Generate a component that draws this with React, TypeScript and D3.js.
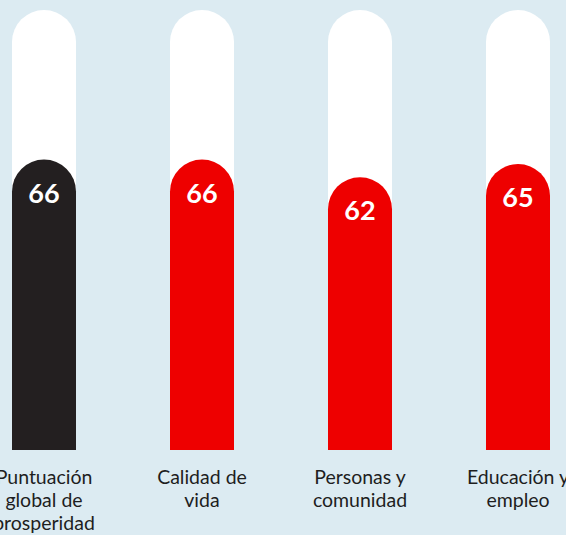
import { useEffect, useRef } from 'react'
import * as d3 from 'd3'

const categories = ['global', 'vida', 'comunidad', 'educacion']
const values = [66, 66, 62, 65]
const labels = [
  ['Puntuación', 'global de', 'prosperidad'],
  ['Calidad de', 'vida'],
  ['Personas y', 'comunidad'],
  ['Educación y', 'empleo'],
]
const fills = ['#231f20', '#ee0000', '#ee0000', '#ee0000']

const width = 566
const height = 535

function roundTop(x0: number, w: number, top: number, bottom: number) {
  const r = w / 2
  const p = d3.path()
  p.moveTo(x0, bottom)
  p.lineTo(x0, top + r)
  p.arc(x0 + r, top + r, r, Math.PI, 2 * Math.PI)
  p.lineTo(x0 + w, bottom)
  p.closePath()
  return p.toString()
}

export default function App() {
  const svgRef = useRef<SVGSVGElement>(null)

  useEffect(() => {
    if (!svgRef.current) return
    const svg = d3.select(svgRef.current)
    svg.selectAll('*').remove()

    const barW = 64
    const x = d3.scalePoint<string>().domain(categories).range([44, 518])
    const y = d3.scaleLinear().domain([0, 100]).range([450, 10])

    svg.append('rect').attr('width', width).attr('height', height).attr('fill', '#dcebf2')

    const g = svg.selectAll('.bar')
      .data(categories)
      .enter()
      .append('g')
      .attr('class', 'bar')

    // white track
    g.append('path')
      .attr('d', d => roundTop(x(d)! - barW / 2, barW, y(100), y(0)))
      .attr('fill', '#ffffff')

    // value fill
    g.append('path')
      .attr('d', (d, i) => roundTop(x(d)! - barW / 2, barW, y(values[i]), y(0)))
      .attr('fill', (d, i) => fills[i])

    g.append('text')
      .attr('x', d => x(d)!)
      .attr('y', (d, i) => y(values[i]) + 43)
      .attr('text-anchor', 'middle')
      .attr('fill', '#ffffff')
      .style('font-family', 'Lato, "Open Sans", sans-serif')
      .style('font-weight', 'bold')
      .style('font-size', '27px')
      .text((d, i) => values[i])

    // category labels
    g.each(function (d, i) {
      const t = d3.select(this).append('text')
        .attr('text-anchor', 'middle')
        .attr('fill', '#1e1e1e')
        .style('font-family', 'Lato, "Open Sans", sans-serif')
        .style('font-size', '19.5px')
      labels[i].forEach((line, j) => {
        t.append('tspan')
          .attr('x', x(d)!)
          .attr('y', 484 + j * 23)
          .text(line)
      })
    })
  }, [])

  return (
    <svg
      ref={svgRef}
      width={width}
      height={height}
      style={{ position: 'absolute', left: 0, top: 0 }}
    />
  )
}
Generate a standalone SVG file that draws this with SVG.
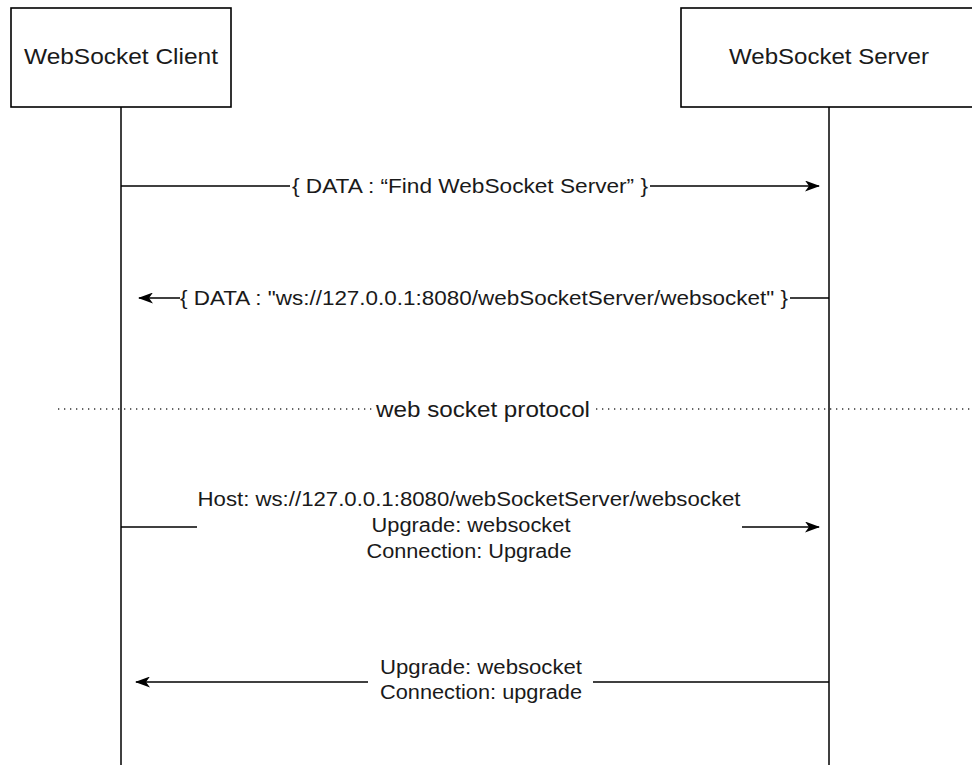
□ □ □ □
_WORK TO DO_: Restate the full listing verbatim and drop every picture.

_ANSWER TO THE TASK_:
Generate a component that draws this with React, TypeScript and D3.js.
import { useEffect, useRef } from 'react'
import * as d3 from 'd3'

const categories = ['global', 'vida', 'comunidad', 'educacion']
const values = [66, 66, 62, 65]
const labels = [
  ['Puntuación', 'global de', 'prosperidad'],
  ['Calidad de', 'vida'],
  ['Personas y', 'comunidad'],
  ['Educación y', 'empleo'],
]
const fills = ['#231f20', '#ee0000', '#ee0000', '#ee0000']

const width = 566
const height = 535

function roundTop(x0: number, w: number, top: number, bottom: number) {
  const r = w / 2
  const p = d3.path()
  p.moveTo(x0, bottom)
  p.lineTo(x0, top + r)
  p.arc(x0 + r, top + r, r, Math.PI, 2 * Math.PI)
  p.lineTo(x0 + w, bottom)
  p.closePath()
  return p.toString()
}

export default function App() {
  const svgRef = useRef<SVGSVGElement>(null)

  useEffect(() => {
    if (!svgRef.current) return
    const svg = d3.select(svgRef.current)
    svg.selectAll('*').remove()

    const barW = 64
    const x = d3.scalePoint<string>().domain(categories).range([44, 518])
    const y = d3.scaleLinear().domain([0, 100]).range([450, 10])

    svg.append('rect').attr('width', width).attr('height', height).attr('fill', '#dcebf2')

    const g = svg.selectAll('.bar')
      .data(categories)
      .enter()
      .append('g')
      .attr('class', 'bar')

    // white track
    g.append('path')
      .attr('d', d => roundTop(x(d)! - barW / 2, barW, y(100), y(0)))
      .attr('fill', '#ffffff')

    // value fill
    g.append('path')
      .attr('d', (d, i) => roundTop(x(d)! - barW / 2, barW, y(values[i]), y(0)))
      .attr('fill', (d, i) => fills[i])

    g.append('text')
      .attr('x', d => x(d)!)
      .attr('y', (d, i) => y(values[i]) + 43)
      .attr('text-anchor', 'middle')
      .attr('fill', '#ffffff')
      .style('font-family', 'Lato, "Open Sans", sans-serif')
      .style('font-weight', 'bold')
      .style('font-size', '27px')
      .text((d, i) => values[i])

    // category labels
    g.each(function (d, i) {
      const t = d3.select(this).append('text')
        .attr('text-anchor', 'middle')
        .attr('fill', '#1e1e1e')
        .style('font-family', 'Lato, "Open Sans", sans-serif')
        .style('font-size', '19.5px')
      labels[i].forEach((line, j) => {
        t.append('tspan')
          .attr('x', x(d)!)
          .attr('y', 484 + j * 23)
          .text(line)
      })
    })
  }, [])

  return (
    <svg
      ref={svgRef}
      width={width}
      height={height}
      style={{ position: 'absolute', left: 0, top: 0 }}
    />
  )
}
Generate a standalone SVG file that draws this with SVG.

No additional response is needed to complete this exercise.